Monsoon death toll reaches 294

An overflowing river spilled into an Indian city of half a million people today, and Indian and Nepalese helicopters rushed supplies to thousands of stranded people as the death toll across South Asia from monsoon flooding rose to 294.

An overflowing river spilled into an Indian city of half a million people today, and Indian and Nepalese helicopters rushed supplies to thousands of stranded people as the death toll across South Asia from monsoon flooding rose to 294.

The fatalities were the result of building collapses, drownings, electrocution and waterborne diseases since the torrential rain began in mid-June across India, Pakistan, Bangladesh and Nepal.
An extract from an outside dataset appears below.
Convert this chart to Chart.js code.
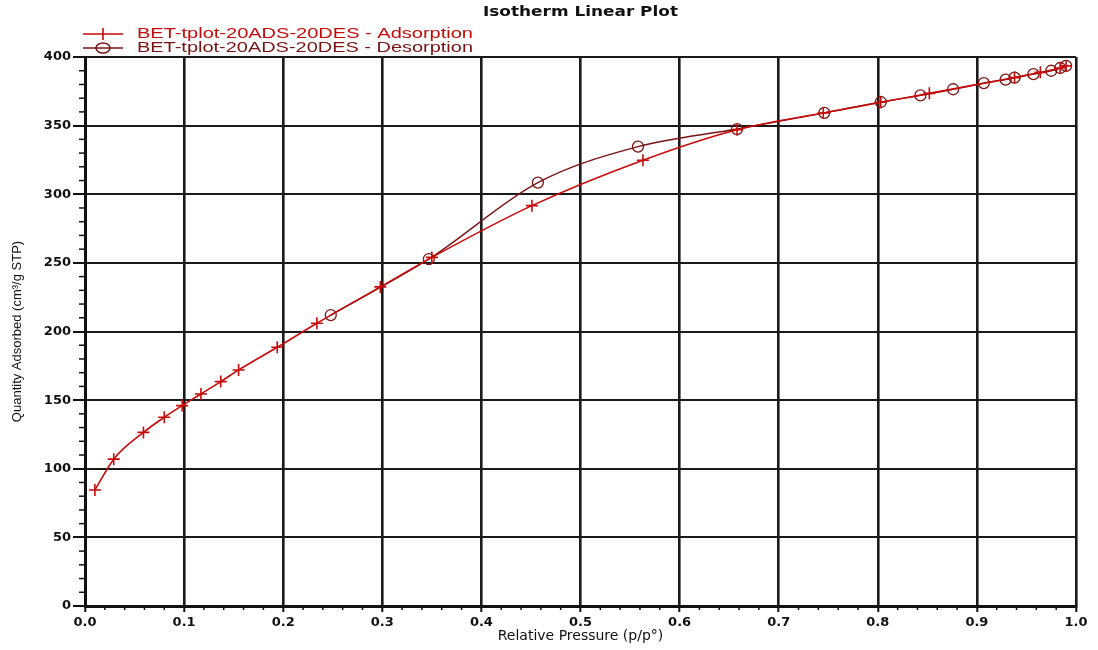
<!DOCTYPE html>
<html>
<head>
<meta charset="utf-8">
<script src="https://cdn.jsdelivr.net/npm/chart.js@4.4.1/dist/chart.umd.min.js"></script>
<style>
  html, body { margin: 0; padding: 0; background: #ffffff; }
  #wrap { width: 1098px; height: 650px; }
</style>
</head>
<body>
<div id="wrap"><canvas id="c" width="1098" height="650"></canvas></div>
<script>
// ---- Data ----
const chartTitle = "Isotherm Linear Plot";
const adsLabel = "BET-tplot-20ADS-20DES - Adsorption";
const desLabel = "BET-tplot-20ADS-20DES - Desorption";
const xTitle = "Relative Pressure (p/p°)";
const yTitle = "Quantity Adsorbed (cm³/g STP)";

const adsX = [0.010, 0.029, 0.059, 0.080, 0.098, 0.117, 0.137, 0.155, 0.194, 0.234, 0.298, 0.350, 0.451, 0.563, 0.658, 0.745, 0.803, 0.852, 0.938, 0.964, 0.984, 0.990];
const adsY = [84.5, 107.0, 126.5, 137.5, 146.0, 154.5, 163.5, 172.0, 188.5, 206.0, 232.5, 254.0, 291.7, 324.8, 347.0, 359.2, 367.0, 373.5, 385.0, 388.8, 392.0, 393.5];

const desX = [0.248, 0.347, 0.457, 0.558, 0.658, 0.746, 0.803, 0.843, 0.876, 0.907, 0.929, 0.938, 0.957, 0.975, 0.984, 0.990];
const desY = [212.0, 252.8, 308.5, 334.7, 347.5, 359.3, 367.2, 372.0, 376.5, 381.0, 383.5, 385.0, 387.5, 390.0, 392.0, 393.5];

const xMin = 0, xMax = 1.0, xStep = 0.1, xMinorStep = 0.02;
const yMin = 0, yMax = 400, yStep = 50, yMinorStep = 10;

const adsColor = '#c80a0a';
const desColor = '#7a1414';

const toPts = (xs, ys) => xs.map((x, i) => ({ x: x, y: ys[i] }));

// ---- Plugin: title, legend, minor ticks ----
const decor = {
  id: 'decor',
  afterDraw(chart) {
    const ctx = chart.ctx;
    const xs = chart.scales.x, ys = chart.scales.y;
    const area = chart.chartArea;
    ctx.save();
    // minor ticks
    ctx.strokeStyle = '#111';
    ctx.lineWidth = 1.5;
    const nx = Math.round((xMax - xMin) / xMinorStep);
    for (let i = 0; i <= nx; i++) {
      if (i % 5 === 0) continue;
      const px = xs.getPixelForValue(xMin + i * xMinorStep);
      ctx.beginPath(); ctx.moveTo(px, area.bottom); ctx.lineTo(px, area.bottom + 4); ctx.stroke();
    }
    const ny = Math.round((yMax - yMin) / yMinorStep);
    for (let i = 0; i <= ny; i++) {
      if (i % 5 === 0) continue;
      const py = ys.getPixelForValue(yMin + i * yMinorStep);
      ctx.beginPath(); ctx.moveTo(area.left - 6, py); ctx.lineTo(area.left, py); ctx.stroke();
    }
    // title
    ctx.fillStyle = '#111';
    ctx.textBaseline = 'middle';
    ctx.font = 'bold 14px "DejaVu Sans", sans-serif';
    let w = ctx.measureText(chartTitle).width;
    ctx.save();
    ctx.translate((area.left + area.right) / 2 - 195 / 2, 12);
    ctx.scale(195 / w, 1);
    ctx.textAlign = 'left';
    ctx.fillText(chartTitle, 0, 0);
    ctx.restore();
    // legend
    const rows = [
      { label: adsLabel, color: adsColor, y: 34, style: 'cross' },
      { label: desLabel, color: desColor, y: 48, style: 'circle' }
    ];
    ctx.font = '15px "Liberation Sans", Arial, sans-serif';
    rows.forEach(r => {
      ctx.strokeStyle = r.color;
      ctx.lineWidth = 1.6;
      ctx.beginPath(); ctx.moveTo(83, r.y); ctx.lineTo(123, r.y); ctx.stroke();
      if (r.style === 'cross') {
        ctx.beginPath();
        ctx.moveTo(103, r.y - 6); ctx.lineTo(103, r.y + 6);
        ctx.stroke();
      } else {
        ctx.beginPath();
        ctx.ellipse(103, r.y, 7, 5, 0, 0, Math.PI * 2);
        ctx.stroke();
      }
      ctx.fillStyle = r.color;
      const tw = ctx.measureText(r.label).width;
      ctx.save();
      ctx.translate(137, r.y);
      ctx.scale(336 / tw, 1);
      ctx.textAlign = 'left';
      ctx.fillText(r.label, 0, 0);
      ctx.restore();
    });
    ctx.restore();
  }
};

new Chart(document.getElementById('c'), {
  type: 'line',
  data: {
    datasets: [
      {
        label: adsLabel,
        data: toPts(adsX, adsY),
        borderColor: adsColor,
        backgroundColor: 'rgba(0,0,0,0)',
        borderWidth: 1.6,
        pointStyle: 'cross',
        pointRadius: 6,
        pointBorderWidth: 1.6,
        pointBorderColor: adsColor,
        cubicInterpolationMode: 'monotone',
        fill: false
      },
      {
        label: desLabel,
        data: toPts(desX, desY),
        borderColor: desColor,
        backgroundColor: 'rgba(0,0,0,0)',
        borderWidth: 1.4,
        pointStyle: 'circle',
        pointRadius: 5.5,
        pointBorderWidth: 1.3,
        pointBorderColor: desColor,
        pointBackgroundColor: 'rgba(0,0,0,0)',
        cubicInterpolationMode: 'monotone',
        fill: false
      }
    ]
  },
  options: {
    responsive: false,
    animation: false,
    devicePixelRatio: 1,
    layout: { padding: { top: 57, right: 22, left: 0, bottom: 0 } },
    plugins: {
      legend: { display: false },
      title: { display: false },
      tooltip: { enabled: false }
    },
    scales: {
      x: {
        type: 'linear',
        min: xMin, max: xMax,
        border: { display: true, color: '#111', width: 3 },
        grid: { color: '#1a1a1a', lineWidth: 2.6, tickLength: 6, tickColor: '#111', tickWidth: 2 },
        ticks: {
          stepSize: xStep,
          color: '#111',
          padding: 3,
          maxRotation: 0,
          autoSkip: false,
          font: { family: '"DejaVu Sans", sans-serif', size: 13, weight: 'bold' },
          callback: v => Number(v).toFixed(1)
        },
        title: {
          display: true,
          text: xTitle,
          color: '#111',
          font: { family: '"DejaVu Sans", sans-serif', size: 14 },
          padding: { top: 0, bottom: 5 }
        },
        afterFit: s => { s.height = 44; }
      },
      y: {
        type: 'linear',
        min: yMin, max: yMax,
        border: { display: true, color: '#111', width: 3 },
        grid: { color: '#1a1a1a', lineWidth: 2, tickLength: 12, tickColor: '#111', tickWidth: 2 },
        ticks: {
          stepSize: yStep,
          color: '#111',
          padding: 2,
          autoSkip: false,
          font: { family: '"DejaVu Sans", sans-serif', size: 13, weight: 'bold' }
        },
        title: {
          display: true,
          text: yTitle,
          color: '#111',
          font: { family: '"Liberation Sans", Arial, sans-serif', size: 13 },
          padding: { top: 10, bottom: 0 }
        },
        afterFit: s => { s.width = 85; }
      }
    }
  },
  plugins: [decor]
});
</script>
</body>
</html>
With more rain forecast over the next few days in Bangladesh and India’s northeast, the flooding was likely to worsen, relief officials said. The most deaths – 176 – have been in India.

Eight people were reported dead today in the East Champaran district of India’s eastern Bihar state when a boat ferrying them to safety across the Burhi Gandak River capsized, said Upendra Sharma, deputy secretary in the relief and rehabilitation department.

In neighbouring Assam state, where the Brahmaputra River overflowed its banks and poured into the capital, Gauhati, four more people were killed when a banana tree raft on which they were travelling to higher ground capsized near Hajo, 18 miles north of the capital.

“The Brahmaputra has entered Gauhati city at several places, displacing several hundred people,” said local administrator Absar Hazarika.

Assam authorities have asked the Red Cross for food, clothes, tents, drinking water and mosquito nets. They have also requested doctors, nurses and medicine.

At least five million people have been displaced or marooned in their homes in Assam, and Indian air force helicopters where dropping supplies to some of those stranded, the government said.

In neighbouring Bangladesh, the rain has engulfed 25 of its 64 districts since late June, stranding more than three million people in their flooded homes and killing 55, most of them children who drowned.

In Pakistan, five people have been killed by collapsing homes or roofs in Mardan district in the country’s northwest.

Rescue workers made the most of improving weather in Nepal and used army helicopters to rush emergency supplies to thousands of people left homeless by monsoon flooding in the country’s south.

Reports reaching the capital from outlying areas added to Nepal’s death toll, which reached 58 on today. Ten more people drowned and two were buried under landslides on Monday and Tuesday south of the capital, Katmandu, officials said.